On Wed, 14 Sep 2005, Tzu-Chien Chiu wrote:
> VLIW (Very Long Instruction Word) is a long instruction format (called
> "group" hereafter) contains several instructions. These instructions
> are not dependent on each other and could be issued in a single cycle.
>
> At this moment there is no correspondent class for VLIW. MachineInstr
> object can only represent one instruction. Usually the number of
> instructions in a group is fixed. The grouping could be implicitly
> maintained by inserting dummy nops to the instruction sequence. For
> example, there are at most two  instructions in a VLIW, if items in
> MachineBasicBlock::Insts is:
>
>  MUL
>  ADD
>  ADD
>  NOP
>  MUL
>  NOP
>
> It implies the scheduling:
>
>  MUL - ADD
>  ADD - NOP
>  MUL - NOP
>
> Each pairs could be issued in parallel.

Yup, this is currently the approach we're taking with IA64, for example. 
It has bundles which are similar in spirit to what a VLIW has (though not 
identical).

> However, "one single MachineInstr" is the "unit" of many passes, e.g.
> LiveVariables and LiveIntervals.

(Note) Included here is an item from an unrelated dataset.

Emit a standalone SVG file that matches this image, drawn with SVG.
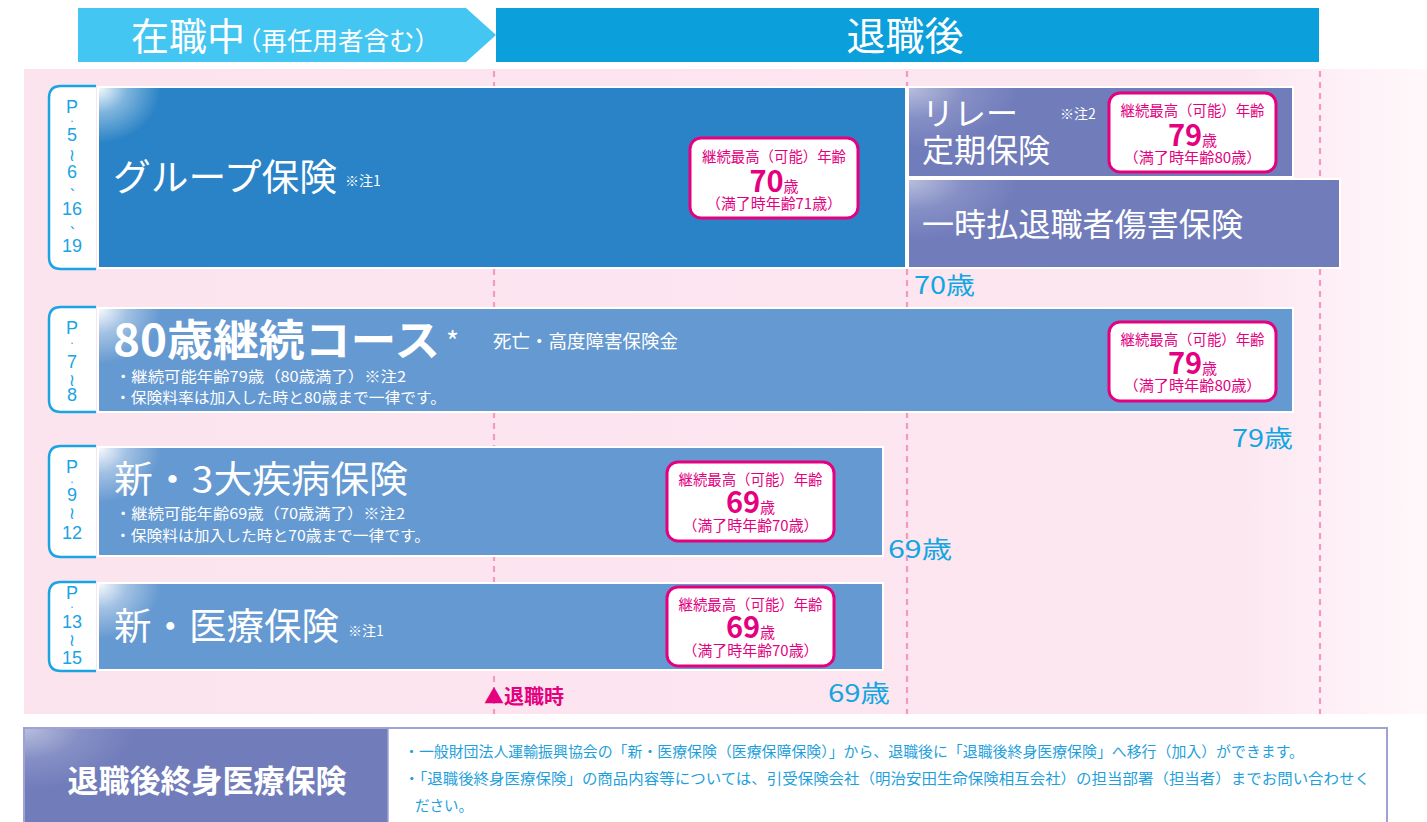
<svg xmlns="http://www.w3.org/2000/svg" width="1427" height="822" viewBox="0 0 1427 822">
<defs>
<linearGradient id="bgGrad" x1="0" y1="0" x2="1" y2="0">
<stop offset="0" stop-color="#FCE4EF"/>
<stop offset="0.86" stop-color="#FCE6F0"/>
<stop offset="1" stop-color="#FFF8FB"/>
</linearGradient>
<radialGradient id="shine" cx="0" cy="0" r="1">
<stop offset="0" stop-color="#ffffff" stop-opacity="0.95"/>
<stop offset="0.45" stop-color="#ffffff" stop-opacity="0.4"/>
<stop offset="1" stop-color="#ffffff" stop-opacity="0"/>
</radialGradient>
<radialGradient id="shine2" cx="0" cy="0" r="1">
<stop offset="0" stop-color="#ffffff" stop-opacity="0.5"/>
<stop offset="0.5" stop-color="#ffffff" stop-opacity="0.15"/>
<stop offset="1" stop-color="#ffffff" stop-opacity="0"/>
</radialGradient>
</defs>
<style>
text { font-family: "Noto Sans CJK JP", "Noto Sans", sans-serif; }
.w { fill: #ffffff; }
.tab { fill: #ffffff; stroke: #1AA4E2; stroke-width: 2.5; }
.tabt { fill: #1AA4E2; font-family: "Liberation Sans", "Noto Sans CJK JP", sans-serif; font-size: 18px; text-anchor: middle; dominant-baseline: central; }
.sm { font-size: 12px; }
.tl { font-size: 17px; font-family: "DejaVu Sans", sans-serif; }
.cm { font-size: 12px; font-family: "Noto Sans CJK JP", sans-serif; }
.box { stroke: #ffffff; stroke-width: 2; }
.blue1 { fill: #2A83C6; }
.blue2 { fill: #6599D1; }
.purple { fill: #717CBB; }
.pbox { fill: #ffffff; stroke: #E4007F; stroke-width: 3; }
.pt { fill: #E4007F; text-anchor: middle; font-size: 14.5px; }
.pn { font-weight: bold; font-size: 29px; }
.ps { font-size: 15px; }
.age { fill: #12A6E2; font-size: 24px; }
.dash { stroke: #F29AC2; stroke-width: 2.2; stroke-dasharray: 6 5; fill: none; }
.sub { fill: #ffffff; font-size: 15px; }
.note { fill: #1E9FDC; font-size: 14.5px; }
</style>

<!-- header -->
<g id="header-left">
<polygon points="78,8 466,8 496,35 466,62 78,62" fill="#43C6F2"/>
<text x="131" y="50" class="w" font-size="38">在職中<tspan font-size="25.5" dx="-9">（再任用者含む）</tspan></text>
</g>
<g id="header-right">
<rect x="496" y="8" width="823" height="54" fill="#0BA0DC"/>
<text x="905" y="50" class="w" font-size="39" text-anchor="middle">退職後</text>
</g>

<!-- background -->
<rect x="24" y="69" width="1403" height="645" fill="url(#bgGrad)"/>

<g id="connectors">
<line x1="494" y1="71" x2="494" y2="714" class="dash"/>
<line x1="907" y1="71" x2="907" y2="714" class="dash"/>
<line x1="1320" y1="71" x2="1320" y2="714" class="dash"/>
</g>

<!-- row 1 -->
<g id="tab1">
<path d="M96,86 H61 Q49,86 49,98 V257 Q49,269 61,269 H96" class="tab"/>
<text class="tabt"><tspan x="72" y="107">P</tspan><tspan x="72" y="118" class="sm">.</tspan><tspan x="72" y="135">5</tspan><tspan x="72" y="155" class="tl">≀</tspan><tspan x="72" y="172">6</tspan><tspan x="76" y="185" class="cm">、</tspan><tspan x="72" y="209">16</tspan><tspan x="76" y="223" class="cm">、</tspan><tspan x="72" y="246">19</tspan></text>
</g>
<g id="group-ins">
<rect x="98" y="87" width="808" height="181" class="box blue1"/>
<rect x="99" y="88" width="62" height="55" fill="url(#shine)"/>
<text x="113" y="191" class="w" font-size="37" textLength="224" lengthAdjust="spacingAndGlyphs">グループ保険</text>
<text x="345" y="186" class="w" font-size="14">※注1</text>
<rect x="690" y="138" width="168" height="80" rx="11" class="pbox"/>
<text x="774" y="162" class="pt" textLength="144" lengthAdjust="spacingAndGlyphs">継続最高（可能）年齢</text>
<text x="774" y="192" class="pt"><tspan class="pn">70</tspan><tspan class="ps">歳</tspan></text>
<text x="774" y="209" class="pt" textLength="136" lengthAdjust="spacingAndGlyphs">（満了時年齢71歳）</text>
</g>
<g id="relay">
<rect x="908" y="87" width="385" height="90" class="box purple"/>
<rect x="909" y="88" width="110" height="60" fill="url(#shine2)"/>
<text x="922" y="125" class="w" font-size="32">リレー</text>
<text x="922" y="162" class="w" font-size="32">定期保険</text>
<text x="1060" y="119" class="w" font-size="14">※注2</text>
<rect x="1109" y="93" width="167" height="79" rx="11" class="pbox"/>
<text x="1192.5" y="116" class="pt" textLength="144" lengthAdjust="spacingAndGlyphs">継続最高（可能）年齢</text>
<text x="1192.5" y="146" class="pt"><tspan class="pn">79</tspan><tspan class="ps">歳</tspan></text>
<text x="1192.5" y="163" class="pt" textLength="138" lengthAdjust="spacingAndGlyphs">（満了時年齢80歳）</text>
</g>
<g id="lump-sum">
<rect x="908" y="179" width="432" height="89" class="box purple"/>
<rect x="909" y="180" width="110" height="60" fill="url(#shine2)"/>
<text x="922" y="236" class="w" font-size="32" textLength="321" lengthAdjust="spacingAndGlyphs">一時払退職者傷害保険</text>
</g>
<text x="914" y="294" class="age" textLength="61" lengthAdjust="spacingAndGlyphs">70歳</text>

<!-- row 2 -->
<g id="tab2">
<path d="M96,307 H61 Q49,307 49,319 V400 Q49,412 61,412 H96" class="tab"/>
<text class="tabt"><tspan x="72" y="328">P</tspan><tspan x="72" y="340" class="sm">.</tspan><tspan x="72" y="362">7</tspan><tspan x="72" y="380" class="tl">≀</tspan><tspan x="72" y="395">8</tspan></text>
</g>
<g id="course80">
<rect x="98" y="308" width="1195" height="104" class="box blue2"/>
<rect x="99" y="309" width="62" height="55" fill="url(#shine)"/>
<text x="113" y="356" class="w" font-size="43" font-weight="bold" textLength="327" lengthAdjust="spacingAndGlyphs">80歳継続コース</text>
<text x="446" y="352" class="w" font-size="28">*</text>
<text x="493" y="348" class="w" font-size="18.5">死亡・高度障害保険金</text>
<text x="115" y="382" class="sub" textLength="291" lengthAdjust="spacingAndGlyphs">・継続可能年齢79歳（80歳満了）※注2</text>
<text x="115" y="403" class="sub" textLength="331" lengthAdjust="spacingAndGlyphs">・保険料率は加入した時と80歳まで一律です。</text>
<rect x="1109" y="322" width="167" height="79" rx="11" class="pbox"/>
<text x="1192.5" y="345" class="pt" textLength="144" lengthAdjust="spacingAndGlyphs">継続最高（可能）年齢</text>
<text x="1192.5" y="374" class="pt"><tspan class="pn">79</tspan><tspan class="ps">歳</tspan></text>
<text x="1192.5" y="391" class="pt" textLength="138" lengthAdjust="spacingAndGlyphs">（満了時年齢80歳）</text>
</g>
<text x="1232" y="447" class="age" textLength="61" lengthAdjust="spacingAndGlyphs">79歳</text>

<!-- row 3 -->
<g id="tab3">
<path d="M96,446 H61 Q49,446 49,458 V545 Q49,557 61,557 H96" class="tab"/>
<text class="tabt"><tspan x="72" y="467">P</tspan><tspan x="72" y="479" class="sm">.</tspan><tspan x="72" y="495">9</tspan><tspan x="72" y="513" class="tl">≀</tspan><tspan x="72" y="533">12</tspan></text>
</g>
<g id="three-disease">
<rect x="98" y="447" width="785" height="109" class="box blue2"/>
<rect x="99" y="448" width="62" height="55" fill="url(#shine)"/>
<text x="114" y="493" class="w" font-size="37" textLength="294" lengthAdjust="spacingAndGlyphs">新・3大疾病保険</text>
<text x="115" y="519" class="sub" textLength="290" lengthAdjust="spacingAndGlyphs">・継続可能年齢69歳（70歳満了）※注2</text>
<text x="115" y="541" class="sub" textLength="315" lengthAdjust="spacingAndGlyphs">・保険料は加入した時と70歳まで一律です。</text>
<rect x="667" y="462" width="167" height="79" rx="11" class="pbox"/>
<text x="750.5" y="485" class="pt" textLength="144" lengthAdjust="spacingAndGlyphs">継続最高（可能）年齢</text>
<text x="750.5" y="513" class="pt"><tspan class="pn">69</tspan><tspan class="ps">歳</tspan></text>
<text x="750.5" y="531" class="pt" textLength="136" lengthAdjust="spacingAndGlyphs">（満了時年齢70歳）</text>
</g>
<text x="888" y="558" class="age" textLength="64" lengthAdjust="spacingAndGlyphs">69歳</text>

<!-- row 4 -->
<g id="tab4">
<path d="M96,582 H61 Q49,582 49,594 V659 Q49,671 61,671 H96" class="tab"/>
<text class="tabt"><tspan x="72" y="593">P</tspan><tspan x="72" y="604" class="sm">.</tspan><tspan x="72" y="622">13</tspan><tspan x="72" y="640" class="tl">≀</tspan><tspan x="72" y="658">15</tspan></text>
</g>
<g id="medical">
<rect x="98" y="583" width="785" height="87" class="box blue2"/>
<rect x="99" y="584" width="62" height="55" fill="url(#shine)"/>
<text x="114" y="640" class="w" font-size="37" textLength="225" lengthAdjust="spacingAndGlyphs">新・医療保険</text>
<text x="348" y="636" class="w" font-size="14">※注1</text>
<rect x="667" y="587" width="167" height="79" rx="11" class="pbox"/>
<text x="750.5" y="610" class="pt" textLength="144" lengthAdjust="spacingAndGlyphs">継続最高（可能）年齢</text>
<text x="750.5" y="638" class="pt"><tspan class="pn">69</tspan><tspan class="ps">歳</tspan></text>
<text x="750.5" y="656" class="pt" textLength="136" lengthAdjust="spacingAndGlyphs">（満了時年齢70歳）</text>
</g>
<text x="828" y="702" class="age" textLength="62" lengthAdjust="spacingAndGlyphs">69歳</text>
<text x="484" y="704" fill="#E4007F" font-size="20" font-weight="bold">▲退職時</text>

<!-- bottom -->
<g id="post-retire-medical">
<rect x="24" y="728" width="1363" height="100" fill="#ffffff" stroke="#9EA3D3" stroke-width="2"/>
<rect x="25" y="729" width="363" height="99" class="purple"/>
<rect x="25" y="729" width="110" height="60" fill="url(#shine2)"/>
<line x1="388" y1="729" x2="388" y2="822" stroke="#9EA3D3" stroke-width="1.5"/>
<text x="207" y="792" class="w" font-size="31" font-weight="bold" text-anchor="middle">退職後終身医療保険</text>
<text x="404" y="757" class="note" textLength="900" lengthAdjust="spacingAndGlyphs">・一般財団法人運輸振興協会の「新・医療保険（医療保障保険）」から、退職後に「退職後終身医療保険」へ移行（加入）ができます。</text>
<text x="404" y="784" class="note" textLength="966" lengthAdjust="spacingAndGlyphs">・「退職後終身医療保険」の商品内容等については、引受保険会社（明治安田生命保険相互会社）の担当部署（担当者）までお問い合わせく</text>
<text x="415" y="811" class="note">ださい。</text>
</g>
</svg>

Without modifications, some code-gen
> result may be inefficient (or incorrect).
>
> For example:
>
>  mul %reg1025, %reg1024, 1
>  add %reg1026, %reg1024, 2
>
> Suppose the life interval of %reg1024 ends at ADD (no use after ADD).
> These two instructions are not dependent and could be scheduled
> together:
>
>  mul %reg1024, %reg1025, 1 -  add %reg1026, %reg1025, 2
>
> The life intervals of  vi%reg1024 and %reg1025 are actually _not_
> interfered with each other,
>
>  %reg1024 => r1
>  %reg1025 => r1
>  %reg1026 => r2
>
>  mul  r1, r1, 1 -  add r2, r1, 2

I see.

> Note the physical register r1 could be re-used. r1 is the source
> register of both instructions, its valued is fetched and used as the
> inputs to MUL and ADD, before the MUL updates r1. It's not an
> anti-dependency.

Right.

> But without modification, the live interval analysis and the register
> allocator will consider %reg1024 and %reg1025, and allocate different
> physical registers to each of them. What's the minimal changes I have
> to make to "cheat" the LiveIntervals and LiveVariables?
> What else I may have to change for VLIW scheduling?

I think the best way to handle this is to make "macro instructions".  The 
current pipeline we have is this:

1. Instruction Selection   (LLVM code to a target DAG)
2. Pre-pass Scheduling     (target DAG to machineinstrs)
3. Register allocation
4. ...

Given this setup, I think it would make the most sense for you, to have a 
target-specific phase #2.5, that takes the individual operations and makes 
the VLIW bundles you need for proper register allocation.  In the case 
above, this would turn into:

  mul_add  r1, r1, 1  ,   r2, r1, 2

The problem with this is that you'll obviously have an N^2 explosion of 
instructions.  If this isn't an option for you, you could set up a few 
classes of macro ops, so you could have something like this:

  vliw_rri_rri  "mul", r1, r1, 1   ,  "add", r2, r1, 2

where "mul" and "add" are immediates that are rendered as the appropriate 
opcodes by the asmprinter.  If you did this, you'd only need one 
instruction for each "pattern" (in this case, a VLIW packet where the 
first takes a register/register/immediate and the second takes the same).

This should expose to the RA the property that all inputs are read before 
the outputs are produced.

If you have your own custom isel/scheduler, it might make sense to have 
the scheduler build these packets for you.

-Chris

-- 
http://nondot.org/sabre/
http://llvm.org/